Toutes les générations ont leurs spécificités, mais certaines se démarquent plus que d’autres de leurs devancières. C’est le cas de la «génération de verre», celle des enfants nés après 2010, avec cette particularité d’avoir grandi dans un monde entièrement digitalisé, de ne jamais avoir connu un monde sans réseaux sociaux. «Pour nombre de ces enfants, leur identité numérique a même précédé leur identité physique: un tiers des parents prennent l’initiative de diffuser dans l’espace numérique une photo de l’échographie prénatale de leur futur bébé», souligne le professeur Bruno Humbeeck, psychopédagogue et directeur de recherche au sein du service des Sciences de la famille à l’Université de Mons (UMons).

Dans La génération de verre (1), un essai publié cet hiver aux Éditions Mardaga, il insiste sur 2 caractéristiques cardinales de cette nouvelle génération: sa transparence et sa grande fragilité. C’est pourquoi elle éveille la métaphore du verre. Cette génération a toujours été immergée dans un univers où la publication de contenus numériques a pratiquement été érigée en règle, où chacun, ou presque, ressent le besoin, pour exister vraiment, d’alimenter le monde virtuel de tous. «Dans un tel monde, écrit le professeur Humbeeck, l’image publique, l’image privée et l’image sociale de soi ont tendance à former un véritable nœud au sein duquel il est devenu de plus en plus difficile de distinguer l’une de l’autre.» La dérive consistant à devenir transparent en livrant tout de soi sur les réseaux sociaux, ce que nous avons vécu, ce que nous faisons, ce que nous pensons, mais aussi nos fantasmes ou encore des parties «intimes» de notre corps, fait florès. Et puisqu’elle a baigné dès sa naissance dans le monde numérique, la génération de verre est sans surprise celle qui s’est le plus inféodée à cette norme d’un partage quasi illimité de soi.

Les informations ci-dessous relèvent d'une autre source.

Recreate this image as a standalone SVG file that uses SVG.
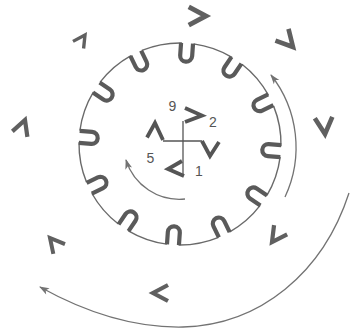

Le professeur Humbeeck évoque le risque d’une «tyrannie de la transparence» qui mélange pernicieusement ce qui relève de l’intimité et ce qui tient de l’intime. L’intimité appartient à la vie privée, mais certaines de ses composantes sont susceptibles d’être rendues publiques quand les révéler n’est pas de nature à nuire à la construction identitaire de la personne concernée ni à constituer un véritable danger pour elle. Exemple: le ou la ministre qui en vient à révéler ses revenus. L’intime, en revanche, est confiné dans des frontières qui doivent rester hermétiques et intangibles, quels que soient la pression sociale exercée et le caractère plus ou moins permissif de la société. Ainsi, nulle pression sociale ne peut inciter ou obliger quelqu’un à exposer sa nudité, à faire part de ses fantasmes et pratiques sexuels ou à se mettre en scène dans des conduites à caractère sexuel. Sous le poids des réseaux sociaux, qui ont instillé une culture du «grand déballage», les enfants et adolescents de la génération de verre manifestent une forte propension à ne plus opérer de distinction entre l’intimité et le monde intime, mettant par là même en grand danger leur construction identitaire et l’estime de soi. «Plus encore que l’exposition de l’intimité, l’effraction de l’intime produit un ébranlement de l’identité dont il est parfois difficile de se relever quand l’image publique broie les frontières dont l’image de soi entendait précisément préserver l’étanchéité», dit Bruno Humbeeck dans son livre.